| Wherever I Go, I Will Always Be a Loyal American: Seattle's Japanese American Schoolchildren During World War II | By Yoon K. Pak.
On a summer afternoon in 1942, Japanese-American students in Seattle said goodbye to their friends and boarded buses for the relocation center at Puyallup, WA. Some gave their pets to white classmates; to their homeroom teacher, Ella Evanson, they left the legacy of their departure in the form of letters.
These letters, poignant and revealing, are at the center of Wherever I Go, I Will Always be a Loyal American, Yoon Pak's fascinating study of how one community responded to the internment of its Japanese-American students during World War II. Expressing ideas of loyalty, nationality, citizenship, and the threat of violence, the children's compositions give voice to how Seattle's school and students coped with the contradiction between the school's teaching of democratic ideals and the enforced evacuation.

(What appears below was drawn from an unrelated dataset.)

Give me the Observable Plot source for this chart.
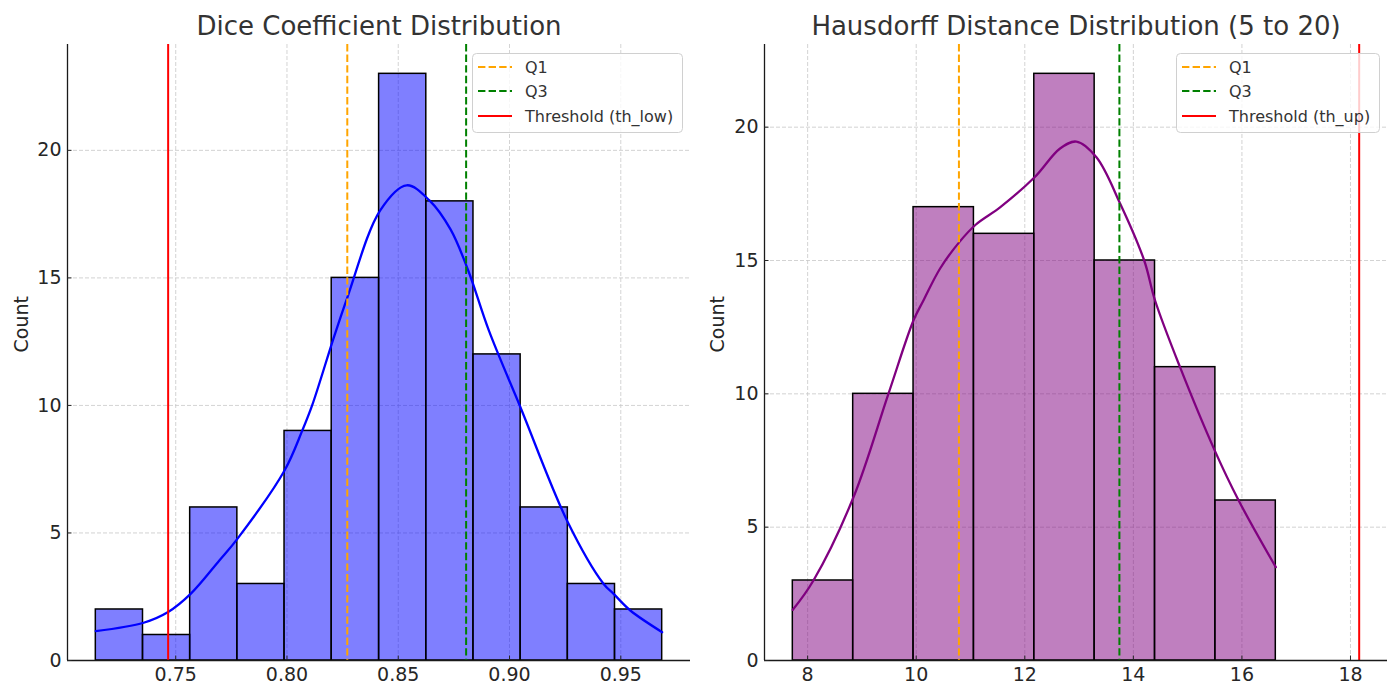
<!DOCTYPE html>
<html>
<head>
<meta charset="utf-8">
<script src="https://cdn.jsdelivr.net/npm/d3@7"></script>
<script src="https://cdn.jsdelivr.net/npm/@observablehq/plot@0.6"></script>
<style>
  html, body { margin: 0; padding: 0; background: white; overflow: hidden; }
  #wrap { position: relative; width: 1387px; height: 683px; font-family: "DejaVu Sans", sans-serif; }
  .pane { position: absolute; top: 0; }
  .legend { position: absolute; }
</style>
</head>
<body>
<div id="wrap">
  <div id="left" class="pane" style="left:0px"></div>
  <div id="right" class="pane" style="left:695px"></div>
</div>
<script>
// ---------- Data ----------
const countTicks = [0, 5, 10, 15, 20];

// Dice coefficient histogram
const diceEdges = [0.7141, 0.7353, 0.7565, 0.7777, 0.7989, 0.8201, 0.8414, 0.8626, 0.8838, 0.9050, 0.9262, 0.9474, 0.9686];
const diceCounts = [2, 1, 6, 3, 9, 15, 23, 18, 12, 6, 3, 2];
const diceKdeX = [0.7141, 0.7356, 0.7466, 0.7567, 0.7696, 0.7777, 0.7989, 0.8069, 0.8113, 0.8211, 0.8272, 0.8419, 0.8538, 0.8640, 0.8735, 0.8814, 0.8907, 0.9049, 0.9262, 0.9423, 0.9468, 0.9543, 0.9686];
const diceKdeY = [1.15, 1.48, 1.90, 2.61, 3.92, 4.77, 7.45, 9.02, 10.0, 12.68, 14.25, 17.65, 18.63, 18.04, 16.90, 15.30, 12.94, 9.93, 5.42, 3.00, 2.61, 1.96, 1.11];
const diceQ1 = 0.8271, diceQ3 = 0.8805, diceThLow = 0.7466;
const diceXTicks = [0.75, 0.80, 0.85, 0.90, 0.95];
const diceTitle = "Dice Coefficient Distribution";
const diceLegend = ["Q1", "Q3", "Threshold (th_low)"];

// Hausdorff distance histogram
const hdEdges = [7.727, 8.839, 9.951, 11.063, 12.175, 13.287, 14.399, 15.511, 16.624];
const hdCounts = [3, 10, 17, 16, 22, 15, 11, 6];
const hdKdeX = [7.727, 8.107, 8.844, 9.488, 9.949, 10.133, 10.44, 10.79, 11.10, 11.55, 12.18, 12.65, 12.95, 13.32, 13.76, 14.20, 14.40, 14.86, 15.50, 15.94, 16.624];
const hdKdeY = [1.90, 3.00, 6.12, 10.0, 12.75, 13.5, 14.7, 15.68, 16.35, 17.0, 18.12, 19.2, 19.46, 18.87, 17.12, 15.0, 13.5, 11.0, 7.87, 6.0, 3.5];
const hdQ1 = 10.787, hdQ3 = 13.743, hdThUp = 18.16;
const hdXTicks = [8, 10, 12, 14, 16, 18];
const hdTitle = "Hausdorff Distance Distribution (5 to 20)";
const hdLegend = ["Q1", "Q3", "Threshold (th_up)"];

// ---------- Drawing ----------
const FONT = "DejaVu Sans, sans-serif";
const GRID = {stroke: "#c8c8c8", strokeOpacity: 1, strokeWidth: 0.8, strokeDasharray: "4,2"};

function panel(o) {
  const bins = o.counts.map((c, i) => ({x0: o.edges[i], x1: o.edges[i + 1], count: c}));
  const kde = o.kdeX.map((x, i) => ({x, y: o.kdeY[i]}));
  const lo = Math.min(o.edges[0], o.th, o.q1);
  const hi = Math.max(o.edges[o.edges.length - 1], o.th, o.q3);
  const pad = (hi - lo) * 0.05;
  const xDomain = [lo - pad, hi + pad];
  const yDomain = [0, d3.max(o.counts) * 1.05];
  return Plot.plot({
    width: o.width, height: 683,
    marginLeft: o.mLeft, marginRight: o.mRight, marginTop: 44, marginBottom: 23,
    x: {domain: xDomain},
    y: {domain: yDomain},
    style: {fontFamily: FONT, fontSize: "19px", color: "#262626", background: "transparent", overflow: "visible"},
    marks: [
      Plot.gridX(o.xTicks, GRID),
      Plot.gridY(countTicks, GRID),
      Plot.rectY(bins, {x1: "x0", x2: "x1", y: "count", fill: o.color, fillOpacity: 0.5, stroke: "black", strokeWidth: 1.5}),
      Plot.line(kde, {x: "x", y: "y", stroke: o.color, strokeWidth: 2.3, curve: "catmull-rom"}),
      Plot.ruleX([o.q1], {stroke: "orange", strokeWidth: 2, strokeDasharray: "7.4,3.2"}),
      Plot.ruleX([o.q3], {stroke: "green", strokeWidth: 2, strokeDasharray: "7.4,3.2"}),
      Plot.ruleX([o.th], {stroke: "red", strokeWidth: 2}),
      Plot.ruleY([0], {stroke: "#1a1a1a", strokeWidth: 1.3}),
      Plot.ruleX([xDomain[0]], {stroke: "#1a1a1a", strokeWidth: 1.3}),
      Plot.axisX({ticks: o.xTicks, tickSize: 0, tickPadding: 7, tickFormat: o.xFormat, fontSize: 19, label: null}),
      Plot.axisX({ticks: o.xTicks, tickSize: 4.5, dy: -4.5, tickFormat: () => "", label: null}),
      Plot.axisY({ticks: countTicks, tickSize: 0, tickPadding: 6, fontSize: 19, label: null}),
      Plot.axisY({ticks: countTicks, tickSize: 4.5, dx: 4.5, tickFormat: () => "", label: null}),
      Plot.text([o.title], {text: d => d, frameAnchor: "top", dy: -9.5, lineAnchor: "bottom", fontSize: 26, fill: "#333"}),
      Plot.text(["Count"], {text: d => d, frameAnchor: "left", dx: o.labelDx, rotate: -90, fontSize: 19, fill: "#262626"})
    ]
  });
}

function legend(container, labels, box) {
  const styles = [
    {stroke: "orange", dash: "7.4,3.2"},
    {stroke: "green", dash: "7.4,3.2"},
    {stroke: "red", dash: null}
  ];
  const svg = d3.select(container).append("svg")
    .attr("class", "legend")
    .style("left", box.left + "px").style("top", box.top + "px")
    .attr("width", box.width + 2).attr("height", box.height + 2);
  svg.append("rect")
    .attr("x", 0.5).attr("y", 0.5).attr("width", box.width).attr("height", box.height)
    .attr("rx", 4).attr("fill", "white").attr("fill-opacity", 0.8)
    .attr("stroke", "#d0d0d0").attr("stroke-width", 1);
  const rows = [14, 38, 63];
  labels.forEach((lab, i) => {
    const s = styles[i];
    const ln = svg.append("line").attr("x1", 6).attr("x2", 40).attr("y1", rows[i]).attr("y2", rows[i])
      .attr("stroke", s.stroke).attr("stroke-width", 2);
    if (s.dash) ln.attr("stroke-dasharray", s.dash);
    svg.append("text").attr("x", 53).attr("y", rows[i]).attr("dy", "0.35em")
      .attr("font-family", FONT).attr("font-size", 16).attr("fill", "#333").text(lab);
  });
}

const wrap = document.getElementById("wrap");

document.getElementById("left").append(panel({
  edges: diceEdges, counts: diceCounts, kdeX: diceKdeX, kdeY: diceKdeY,
  q1: diceQ1, q3: diceQ3, th: diceThLow, color: "blue",
  xTicks: diceXTicks, xFormat: d3.format(".2f"), title: diceTitle,
  width: 695, mLeft: 67, mRight: 5, labelDx: -46
}));

document.getElementById("right").append(panel({
  edges: hdEdges, counts: hdCounts, kdeX: hdKdeX, kdeY: hdKdeY,
  q1: hdQ1, q3: hdQ3, th: hdThUp, color: "purple",
  xTicks: hdXTicks, xFormat: d3.format("d"), title: hdTitle,
  width: 692, mLeft: 69, mRight: 0, labelDx: -47
}));

legend(wrap, diceLegend, {left: 472, top: 53, width: 210, height: 79});
legend(wrap, hdLegend, {left: 1176, top: 53, width: 203, height: 79});
</script>
</body>
</html>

Drawing on recent interviews with the letter writers, now in their 60s, and a wealth of historical documents, Pak also explores the paradox of Japanese Americans' response to the internment: As proof of their loyalty to America, many families left their homes with little resistance, strangely showing their belief in the land of tolerance by acquiescing to oppression.
Vivid and chilling, Wherever I Go evinces the cruelty of the Japanese American experience during WWII through the eyes of the schoolchildren who suffered it.
Paper: 224 pp.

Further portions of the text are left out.